In the gold mines of Georgia, where at present nearly all the profits result from the extraction of gold from the quartz rock, a fifteen horse power machine, working twelve “stamps,” will “stamp” or pulverize a thousand bushels of the rock per day. The pulverization is the most important item in the extraction of the gold, as after the rock is reduced to powder, the gold can be very easily secured either by washing or making an amalgam of quicksilver, or by a combination of both processes. Now, in Georgia, if each bushel of rock should produce twelve and a half cents, the profits would be good. If twenty-five cents, greater; and if fifty, enormous. A bushel of the quartz rock weighs about seventy-five pounds, and we thus find that instead of, as in Georgia, yielding from ten to twenty-five cents to the bushel, the gold rock of California at its lowest estimate will yield seventy-five dollars, and in many cases much more. Let us pursue this subject a little farther. If a fifteen horse power engine will pulverize a thousand bushels, or seventy-five thousand pounds per day, at the estimate which has here been made, from seventy-five to one hundred thousand dollars would be the result of a day’s labour, the whole performance of which with suitable machinery would not require one hundred men. Even lowering this estimate one-half, profits are exhibited that are indeed as startling as they are true. Here is an immense field for the investment of capital throughout the world, and for the employment of a large portion of its labouring population.
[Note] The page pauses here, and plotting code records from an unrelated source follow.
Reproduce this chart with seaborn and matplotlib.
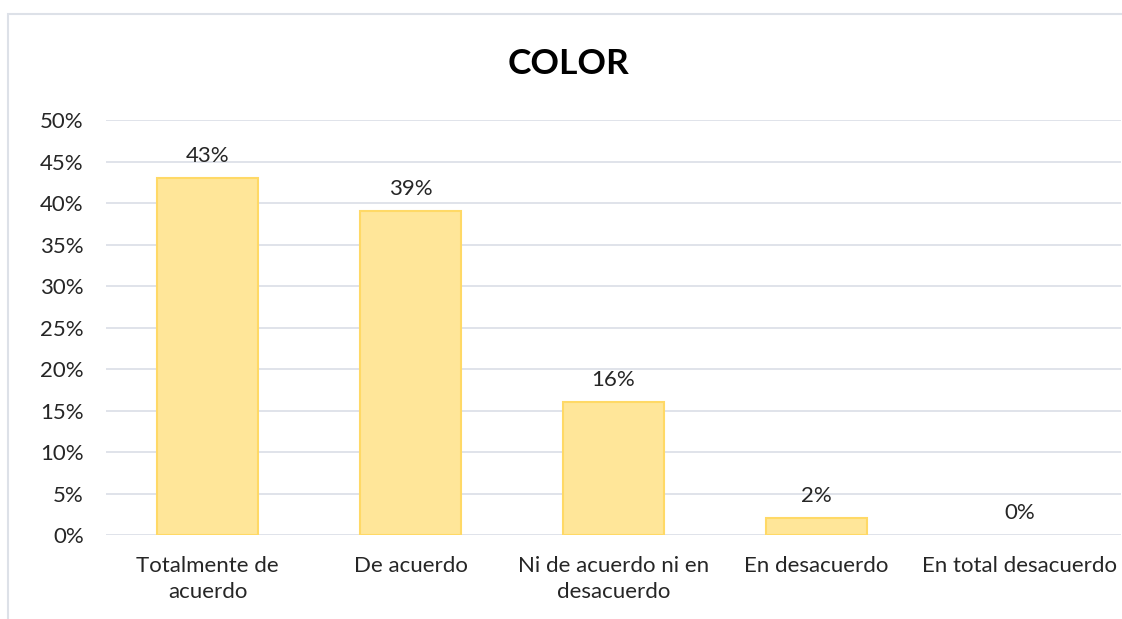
import matplotlib
matplotlib.use("Agg")
import matplotlib.pyplot as plt
import matplotlib.patches as mpatches
from matplotlib.ticker import FuncFormatter, MultipleLocator
import pandas as pd
import seaborn as sns

# Data
categories = ["Totalmente de\nacuerdo", "De acuerdo", "Ni de acuerdo ni en\ndesacuerdo",
              "En desacuerdo", "En total desacuerdo"]
values = [0.43, 0.39, 0.16, 0.02, 0.00]
title = "COLOR"

df = pd.DataFrame({"cat": categories, "val": values})

sns.set_style("white")
plt.rcParams["font.family"] = ["Lato", "DejaVu Sans"]

fig = plt.figure(figsize=(11.22, 6.19), dpi=100)
ax = fig.add_axes([0.0945, 0.1357, 0.9045, 0.6703])

sns.barplot(data=df, x="cat", y="val", color="#FFE699", width=0.5,
            edgecolor="#FFD966", linewidth=1.5, saturation=1, ax=ax, zorder=3)
# no outline on empty bars
for p in ax.patches:
    if p.get_height() == 0:
        p.set_linewidth(0)

ax.set_ylim(0, 0.5)
ax.yaxis.set_major_locator(MultipleLocator(0.05))
ax.yaxis.set_major_formatter(FuncFormatter(lambda v, p: f"{v*100:.0f}%"))
ax.grid(axis="y", color="#DDE1E8", linewidth=1.3, zorder=0)
ax.set_axisbelow(True)
for s in ax.spines.values():
    s.set_visible(False)
ax.tick_params(axis="both", length=0, labelsize=16, colors="#262626")
ax.tick_params(axis="y", pad=16)
ax.tick_params(axis="x", pad=15)
for t in ax.get_xticklabels():
    t.set_linespacing(1.4)
ax.set_xlabel("")
ax.set_ylabel("")

for i, v in enumerate(values):
    ax.annotate(f"{v*100:.0f}%", (i, v), xytext=(0, 9), textcoords="offset points",
                ha="center", va="bottom", fontsize=16, color="#262626")

fig.text(0.507, 0.897, title, ha="center", va="center", fontsize=25.5,
         fontweight="bold", color="#000000")

# chart frame
fig.patches.append(mpatches.Rectangle((8 / 1122, -0.1), 1.2, 1 - 14 / 619 + 0.1,
                                      transform=fig.transFigure, fill=False,
                                      edgecolor="#DDE1E8", linewidth=1.5))

fig.savefig("out.png", dpi=100)
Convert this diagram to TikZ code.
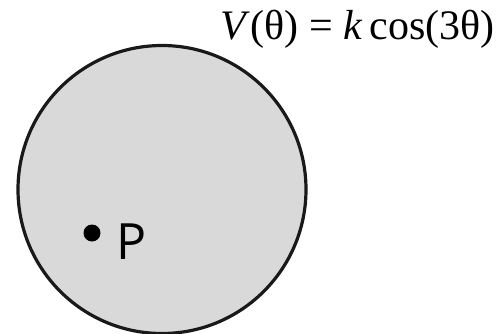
\documentclass[tikz,border=0pt]{standalone}
\usepackage{fontspec}
\setmainfont{Liberation Serif}
\newfontfamily\labelfont{Open Sans}
\definecolor{disk}{HTML}{D9D9D9}
\begin{document}
\begin{tikzpicture}[x=1pt,y=-1pt,
  diskstyle/.style={draw=black!90,line width=3.2pt,fill=disk},
  formula/.style={font=\fontsize{42}{46}\selectfont,inner sep=0pt},
  plabel/.style={font=\labelfont\fontsize{50}{54}\selectfont,inner sep=0pt}]
\useasboundingbox (0,0) rectangle (496,333);
\node[diskstyle,circle,minimum size=288pt,inner sep=0pt] (disk) at (162,189.5) {};
\fill (92,233) circle (8.5pt);
\coordinate (p) at (92,233);
\node[plabel,anchor=base west] (P) at (116,259) {P};
\node[formula,anchor=base east] (V) at (495,39) {\textit{V}(θ) = \textit{k}\,cos(3θ)};
\end{tikzpicture}
\end{document}
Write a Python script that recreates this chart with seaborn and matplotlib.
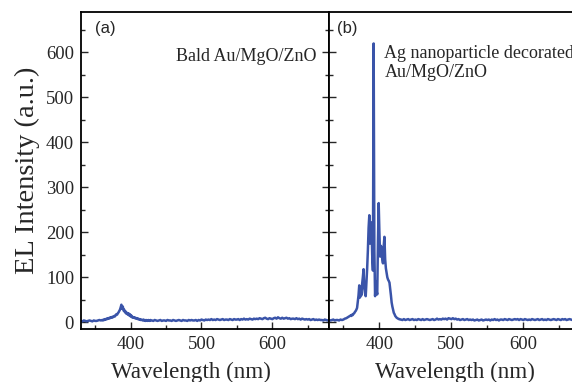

The city of Sacramento had assumed a very different aspect at the time I reached it on my return from the northern mines, from that which it exhibited when I previously left it. Where the old store-ship used to be, on the banks of the Sacramento, tall-masted ships were moored, and the extensive plain on which I pitched my tent was dotted with houses. Around the fort itself, which is nearly two miles from the bank of the river, houses had begun to spring up. Building-lots which, four months previously, had sold at from fifty to two hundred dollars, were now held by their owners at from one to three thousand. I looked on with astonishment at the remarkable progress, and then little thought that the ensuing six months would develope a growth, both in size and prices, which would entirely outstrip what I then witnessed.